Depuis de nombreuses années, les études insistent sur l'importance du rôle des cadres dits "intermédiaires" ou "de proximité", véritables courroies de transmission entre la direction et les collaborateurs, notamment lors des changements organisationnels. Pourtant, ces managers, longtemps icônes du monde de l'entreprise, sont aujourd'hui décriés par de nombreux auteurs (2) et mal-vus par les salariés français, si l'on en croit les études et articles qui paraissent régulièrement sur le sujet. Parallèlement, monte en puissance le thème du "malaise des cadres" : "le métier de manager, avec les fonctions d'encadrement qui lui sont liées, apparaît ainsi comme un métier "impossible"."(p 254) (3). De moins en moins d'autonomie, de plus en plus de contrôle, une pression sans cesse accrue, la fin d'une relative stabilité de carrière... les auteurs se demandent si nous n'assistons pas à la "fin d'un âge heureux". Les cadres, bousculés dans leurs pratiques, dans leurs références intellectuelles, dans la perception d'eux-mêmes et de leur rôle, seraient en quête d'identité.
Pour faire face à cette évolution, loin du cynisme,  ces cadres s'appuient au contraire sur des valeurs fortes, personnelles, et essaient de les faire vivre au quotidien, dans le management de leurs équipes. Les auteurs notent l'apparition de formes de management "où les notions d'entraide, de soutien, de compassion (et) de coopération sont importantes" (p 264). Pour y parvenir, ils doivent interpréter et adapter les procédures, "prendre sur eux" parfois. "Les notions de valeurs, de morale, d'humanité sont présentes dans tous les entretiens. La "morale" conduit à choisir son camp, celui des plus fragiles, à défendre de façon très discrète mais réelle celui qui, dans l'équipe, peut se trouver en difficulté.
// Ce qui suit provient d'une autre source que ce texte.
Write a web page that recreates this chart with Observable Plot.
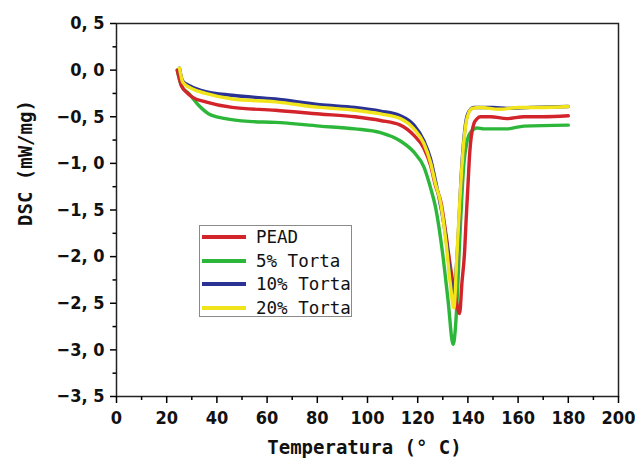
<!DOCTYPE html>
<html>
<head>
<meta charset="utf-8">
<script src="https://cdn.jsdelivr.net/npm/d3@7"></script>
<script src="https://cdn.jsdelivr.net/npm/@observablehq/plot@0.6"></script>
<style>
  html, body { margin: 0; padding: 0; background: #fff; }
  #wrap { position: relative; width: 635px; height: 461px; }
  #legend { position: absolute; left: 199px; top: 225px; width: 153px; height: 92px;
    border: 1.5px solid #8a8a8a; background: #fff; font-family: "DejaVu Sans Mono", monospace;
    font-size: 17.5px; color: #111; box-sizing: border-box; }
  .row { position: absolute; left: 0; height: 20px; display: flex; align-items: center; }
  .sw { width: 44px; height: 4px; margin-left: 2px; margin-right: 10px; }
</style>
</head>
<body>
<div id="wrap"></div>
<script>
const seriesNames = ["PEAD", "5% Torta", "10% Torta", "20% Torta"];
const seriesColors = ["#d3242b", "#2db73a", "#2a3393", "#f2e41a"];

const peadT = [24.2, 25.9, 28, 30.2, 35.5, 46.1, 63.3, 81, 95, 105.2, 113.1, 118.5, 122.5, 125.1, 127.1, 129.3, 131.2, 133, 135.1, 136.7, 137.6, 138.7, 139.3, 140, 140.7, 141.3, 142.3, 143.7, 145, 149, 155.6, 162.3, 170, 180];
const peadV = [0, -0.17, -0.24, -0.29, -0.34, -0.40, -0.43, -0.47, -0.50, -0.54, -0.59, -0.70, -0.84, -1.02, -1.24, -1.42, -1.75, -2.10, -2.44, -2.61, -2.29, -1.94, -1.60, -1.25, -0.90, -0.72, -0.58, -0.52, -0.50, -0.50, -0.52, -0.50, -0.50, -0.49];

const t5T = [24.2, 25.9, 28.8, 32.8, 36.8, 43.4, 52.7, 63.3, 81, 95, 105.2, 113.1, 118.5, 122.5, 125.1, 127.1, 129.8, 132.1, 134.1, 135.7, 136.6, 137.5, 138.4, 139.4, 141, 143.7, 146.3, 155.6, 162.3, 180];
const t5V = [0, -0.17, -0.25, -0.38, -0.47, -0.52, -0.55, -0.56, -0.60, -0.63, -0.67, -0.76, -0.88, -1.04, -1.26, -1.47, -1.94, -2.47, -2.94, -2.47, -1.90, -1.40, -1.00, -0.80, -0.67, -0.62, -0.63, -0.63, -0.60, -0.59];

const t10T = [25.1, 26.4, 30.1, 35.5, 46.1, 63.3, 81, 95, 105.2, 113.1, 118.5, 122.5, 125.1, 127.1, 129.1, 131.5, 133, 134.4, 135.2, 136.3, 137.2, 138.2, 139.2, 140.5, 142.5, 150, 155.6, 165, 180];
const t10V = [0.02, -0.12, -0.18, -0.23, -0.27, -0.31, -0.37, -0.40, -0.44, -0.49, -0.59, -0.76, -0.95, -1.19, -1.45, -1.85, -2.22, -2.45, -2.20, -1.70, -1.20, -0.80, -0.55, -0.44, -0.40, -0.40, -0.41, -0.40, -0.39];

const t20T = [25.1, 26.4, 30.1, 35.5, 46.1, 63.3, 81, 95, 105.2, 113.1, 118.5, 122.5, 125.1, 127.1, 129.1, 131.3, 133, 134.4, 135.6, 137, 138.4, 139.7, 141.7, 145, 152.4, 160.4, 168.4, 180];
const t20V = [0.02, -0.13, -0.20, -0.25, -0.31, -0.34, -0.40, -0.43, -0.47, -0.52, -0.63, -0.79, -0.99, -1.22, -1.42, -1.85, -2.29, -2.55, -2.01, -1.30, -0.76, -0.51, -0.41, -0.40, -0.42, -0.40, -0.40, -0.39];

const xTicks = [0, 20, 40, 60, 80, 100, 120, 140, 160, 180, 200];
const xMinor = [10, 30, 50, 70, 90, 110, 130, 150, 170, 190];
const yTicks = [0.5, 0, -0.5, -1, -1.5, -2, -2.5, -3, -3.5];
const yMinor = [0.25, -0.25, -0.75, -1.25, -1.75, -2.25, -2.75, -3.25];

const xs = [peadT, t5T, t10T, t20T];
const ys = [peadV, t5V, t10V, t20V];
const data = seriesNames.flatMap((s, i) => xs[i].map((t, j) => ({series: s, t, v: ys[i][j]})));
const drawOrder = ["5% Torta", "PEAD", "10% Torta", "20% Torta"];

const fmtY = d => (d < 0 ? "\u2212" : "") + Math.abs(d).toFixed(1).replace(".", ", ");
const tickFont = {fontFamily: "DejaVu Sans Condensed, DejaVu Sans, sans-serif", fontWeight: "bold", fontSize: 18, fill: "#111"};

const chart = Plot.plot({
  width: 635,
  height: 461,
  marginLeft: 116,
  marginRight: 17,
  marginTop: 23,
  marginBottom: 65,
  style: {background: "#fff", overflow: "visible"},
  x: {domain: [0, 200]},
  y: {domain: [-3.5, 0.5]},
  color: {domain: seriesNames, range: seriesColors},
  marks: [
    ...drawOrder.map(s => Plot.line(data.filter(d => d.series === s), {
      x: "t", y: "v", stroke: "series", strokeWidth: 3.4, curve: "monotone-x"
    })),
    Plot.frame({stroke: "#222", strokeWidth: 1.5}),
    Plot.axisX({ticks: xTicks, tickSize: 7, tickPadding: 8, tickFormat: d => String(d), strokeWidth: 1.5, label: null, ...tickFont}),
    Plot.axisX({ticks: xMinor, tickSize: 4, tickFormat: () => "", strokeWidth: 1.5, label: null}),
    Plot.axisY({ticks: yTicks, tickSize: 6, tickPadding: 6, tickFormat: fmtY, strokeWidth: 1.5, label: null, ...tickFont}),
    Plot.axisY({ticks: yMinor, tickSize: 3.5, tickFormat: () => "", strokeWidth: 1.5, label: null}),
    Plot.text(["DSC (mW/mg)"], {frameAnchor: "left", dx: -91, dy: 16, rotate: -90,
      fontFamily: "DejaVu Sans Mono, monospace", fontWeight: "bold", fontSize: 19, fill: "#111"}),
    Plot.text(["Temperatura (\u00b0 C)"], {frameAnchor: "bottom", dy: 57, dx: -3,
      fontFamily: "DejaVu Sans Mono, monospace", fontWeight: "bold", fontSize: 19, fill: "#111"})
  ]
});

const wrap = document.getElementById("wrap");
wrap.appendChild(chart);

const legend = document.createElement("div");
legend.id = "legend";
const rowTops = [1, 25, 48, 72];
seriesNames.forEach((s, i) => {
  const row = document.createElement("div");
  row.className = "row";
  row.style.top = rowTops[i] + "px";
  const sw = document.createElement("div");
  sw.className = "sw";
  sw.style.background = seriesColors[i];
  const lab = document.createElement("span");
  lab.textContent = s;
  row.appendChild(sw);
  row.appendChild(lab);
  legend.appendChild(row);
});
wrap.appendChild(legend);
</script>
</body>
</html>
La "morale" conduit également à avoir une rigueur, une exemplarité qui permet ensuite d'asseoir sa légitimité" (p 266). Cette manière de manager s'appuie sur des bases solides : réflexivité, capacité à prendre du recul, à préparer ses actions, communication... mais aussi une bonne dose d'humour et d'auto-dérision, d'écoute, d'empathie, de solidarité. Ces pratiques individuelles, notent les auteurs, pourraient être rattachées à des mouvements, comme le "slow management", la "responsabilité sociale de l'entreprise" ou le "management européen responsable". Mais bien souvent les cadres, loin des théories -et même si, pour beaucoup d'entre-eux, le management est aussi une activité intellectuelle-, s'évertuent avant tout à manager sans perdre leur âme... et celles des autres (4).

Relatant de nombreux cas vécus, cet article apporte un éclairage réellement intéressant sur le "malaise des cadres" et sur l'évolution du management dans les entreprises.


(1) Glée Catherine, Mispelblom Beyer Frédéric (2012), "Manager sans perdre son âme - quand le "réel du travail" des cadres ouvre la voie à des pratiques quotidiennes, alternatives et humanistes", Revue internationale de Psychosociologie et de Gestion des comportements organisationnels, 2012-vol.XVIII, p. 251 à 273.
(2) voir par exemple Mintzberg Henry (2005), Des managers des vrais, pas des MBA, Ed. d'Organisation.
(3) référence à l'ouvrage de Mispelblom Beyer Frédéric (2010), Encadrer, un métier impossible ?, A. Colin.
(4) clin d'oeil à l'ouvrage de Jean-Louis Fel, Bien dans sa peau sans vouloir celle des autres (Dunod).